Whoever stole her social security number used it to file a fake tax return, a discovery the 21-year-old store clerk made when she tried to file herself, expecting a $4,300 refund.
“It’s not their money. It makes me very angry,” said Bullard.
We’re only five weeks into the tax season and she is already one of nearly 100 taxpayers in Chicago who have become victims of refund fraud.
“It’s bad and the IRS is on it but it’s getting worse,” said William Kresse, Director of the Center for the Study of Fraud and Corruption at Chicago’s St. Xavier University.
Last year in just the first six months 1.9 million taxpayers were victims of identity theft. Compare that to all of 2011 when there were about a million.
“We’re seeing an increase in this because the criminal element if you will have figured out what a lucrative and easy way of making money this is,” said Kresse.

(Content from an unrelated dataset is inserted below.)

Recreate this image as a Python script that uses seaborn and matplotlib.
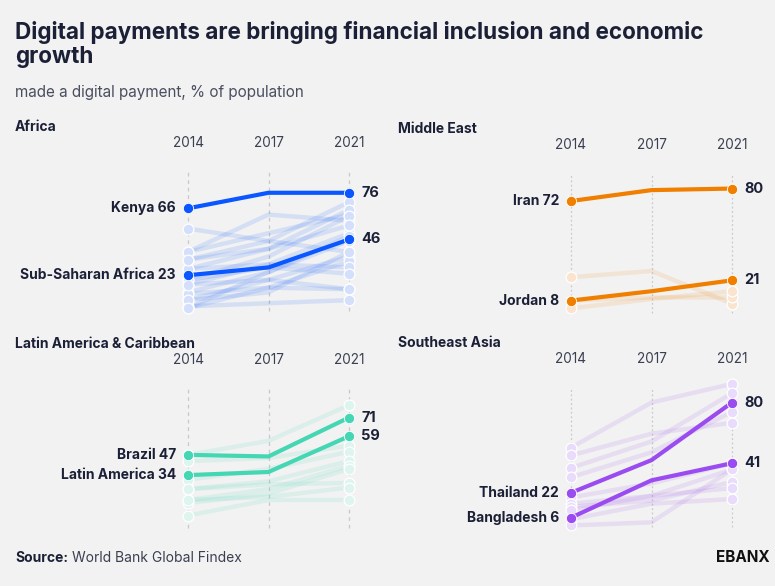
import matplotlib
matplotlib.use("Agg")
import matplotlib.pyplot as plt
import pandas as pd
import seaborn as sns

# ---- data ----
YEARS = ["2014", "2017", "2021"]

AFRICA_NAMES = ["Kenya", "Sub-Saharan Africa"]
AFRICA_MAIN = [[66, 76, 76], [23, 28, 46]]
AFRICA_OTHERS = [
    [53, 45, 38], [38, 50, 62], [33, 45, 70], [27, 40, 65], [38, 62, 58],
    [20, 35, 61], [17, 30, 50], [12, 25, 48], [7, 20, 35], [2, 15, 32],
    [11, 15, 14], [3, 5, 7], [27, 30, 28], [20, 28, 24], [7, 12, 38],
    [2, 25, 45], [17, 20, 14], [33, 40, 55],
]

MIDEAST_NAMES = ["Iran", "Jordan"]
MIDEAST_MAIN = [[72, 79, 80], [8, 14, 21]]
MIDEAST_OTHERS = [[23, 27, 6], [8, 10, 10], [3, 9, 14]]

LATAM_NAMES = ["Brazil", "Latin America"]
LATAM_MAIN = [[47, 46, 71], [34, 36, 59]]
LATAM_OTHERS = [
    [47, 56, 79], [43, 45, 53], [31, 38, 49], [25, 30, 43], [18, 25, 40],
    [16, 22, 38], [25, 28, 29], [18, 20, 26], [8, 18, 18],
]

SEASIA_NAMES = ["Thailand", "Bangladesh"]
SEASIA_MAIN = [[22, 43, 80], [6, 30, 41]]
SEASIA_OTHERS = [
    [51, 80, 92], [46, 60, 67], [38, 55, 86], [32, 48, 74], [19, 28, 41],
    [15, 20, 37], [13, 17, 29], [11, 20, 25], [5, 15, 18], [1, 3, 37],
]

BG = "#f2f2f2"
INK = "#1b2036"
W, H = 775, 586

sns.set_theme(style="white")
plt.rcParams["font.family"] = ["Inter", "DejaVu Sans"]
plt.rcParams["figure.facecolor"] = BG
plt.rcParams["axes.facecolor"] = BG


def to_long(names, rows):
    recs = []
    for name, vals in zip(names, rows):
        for i, v in enumerate(vals):
            recs.append({"country": name, "pos": i, "year": YEARS[i], "value": v})
    return pd.DataFrame(recs)


def draw_panel(fig, px, py, title, names, main, others, color, light, guide_ls):
    # px: pixel x of 2014 column, py: pixel y of value 0
    ax = fig.add_axes([px / W, 1 - py / H, 161 / W, 140 / H])
    ax.set_xlim(0, 2)
    ax.set_ylim(0, 90)
    ax.axis("off")

    for i in range(3):
        ax.axvline(i, 0, 1, color="#c9c9c9", lw=0.9, ls=guide_ls, zorder=0)
        ax.annotate(YEARS[i], xy=(i, 90), xytext=(0, 28), textcoords="offset pixels",
                    ha="center", va="center", fontsize=9.8, color="#3a3f52")

    other_names = [f"o{k}" for k in range(len(others))]
    bg = to_long(other_names, others)
    fg = to_long(names, main)

    sns.lineplot(data=bg, x="pos", y="value", units="country", estimator=None,
                 color=color, alpha=0.12, lw=3.2, ax=ax, legend=False)
    ends_bg = bg[bg["pos"] != 1]
    sns.scatterplot(data=ends_bg, x="pos", y="value", color=light, s=60,
                    edgecolor="white", linewidth=0.9, ax=ax, legend=False, zorder=3)
    sns.lineplot(data=fg, x="pos", y="value", units="country", estimator=None,
                 color=color, lw=3.0, ax=ax, legend=False, zorder=4)
    ends_fg = fg[fg["pos"] != 1]
    sns.scatterplot(data=ends_fg, x="pos", y="value", color=color, s=55,
                    edgecolor="white", linewidth=0.6, ax=ax, legend=False, zorder=5)

    for name, vals in zip(names, main):
        ax.annotate(f"{name} {vals[0]}", xy=(0, vals[0]), xytext=(-12, 0),
                    textcoords="offset pixels", ha="right", va="center",
                    fontsize=10, fontweight="bold", color=INK)
        ax.annotate(f"{vals[-1]}", xy=(2, vals[-1]), xytext=(12, 0),
                    textcoords="offset pixels", ha="left", va="center",
                    fontsize=10.5, fontweight="bold", color=INK)

    for art in ax.lines + ax.collections:
        art.set_clip_on(False)
    ax.set_xlabel("")
    ax.set_ylabel("")

    fig.text((px - 173) / W, 1 - (py - 184) / H, title,
             fontsize=10, fontweight="bold", color=INK, ha="left", va="center")
    return ax


fig = plt.figure(figsize=(W / 100, H / 100), dpi=100)

fig.text(15 / W, 1 - 32 / H, "Digital payments are bringing financial inclusion and economic",
         fontsize=16.2, fontweight="bold", color=INK, ha="left", va="center")
fig.text(15 / W, 1 - 57 / H, "growth",
         fontsize=16.2, fontweight="bold", color=INK, ha="left", va="center")
fig.text(15 / W, 1 - 93 / H, "made a digital payment, % of population",
         fontsize=11, color="#4a4f60", ha="left", va="center")

draw_panel(fig, 188, 311, "Africa", AFRICA_NAMES, AFRICA_MAIN, AFRICA_OTHERS,
           "#0a56ff", "#d4dffb", (0, (3, 3)))
draw_panel(fig, 571, 313, "Middle East", MIDEAST_NAMES, MIDEAST_MAIN, MIDEAST_OTHERS,
           "#f07f00", "#fbe4cf", (0, (1.5, 2)))
draw_panel(fig, 188, 528, "Latin America & Caribbean", LATAM_NAMES, LATAM_MAIN, LATAM_OTHERS,
           "#45d6b3", "#ddf5ee", (0, (3, 3)))
draw_panel(fig, 571, 527, "Southeast Asia", SEASIA_NAMES, SEASIA_MAIN, SEASIA_OTHERS,
           "#9a4cf0", "#e8dbfb", (0, (1.5, 2)))

src = fig.text(15 / W, 1 - 558 / H, "Source:", fontsize=10, fontweight="bold",
               color=INK, ha="left", va="center")
fig.canvas.draw()
bb = src.get_window_extent()
fig.text((bb.x1 + 4) / W, 1 - 558 / H, "World Bank Global Findex", fontsize=10,
         color="#3a3f52", ha="left", va="center")
fig.text(770 / W, 1 - 557 / H, "EBANX", fontsize=11, fontweight="bold",
         color="#111111", ha="right", va="center")

fig.savefig("out.png", dpi=100, facecolor=BG)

“This is actually the paper. It showed that it wasn’t me,” said Bullard.
She now has the paperwork to prove she’s a victim of ID theft and is working toward getting her refund. But tax advocate Jacquelyn Crossley Smith says it won’t be easy.
“Unfortunately, identity theft is a traumatic crime,” said Smith.
And it could take up to a year to finally get your tax refund, which is why protecting your social security number is critical.
“If you have a social security number. If you have personal information you’re at risk,” said Smith.
The number one tip: file fast.
“Identity thieves tend to file as early as they possibly can. When the actual taxpayer files it’s too late,” warned Smith.
More tips: never carry your social security card in your wallet; don’t give anyone your number without checking their credentials; and once your tax preparer finishes your taxes keep your original documents.
Bullard said straightening out this mess has been “Chaotic, time consuming, tedious.”
Although the IRS detects and prevents a large amount of fraudulent refunds, there is much it does not detect. Federal officials estimate the IRS could issue some $26 billion in fraudulent refunds in the next few years if the agency doesn’t get a better handle on the problem.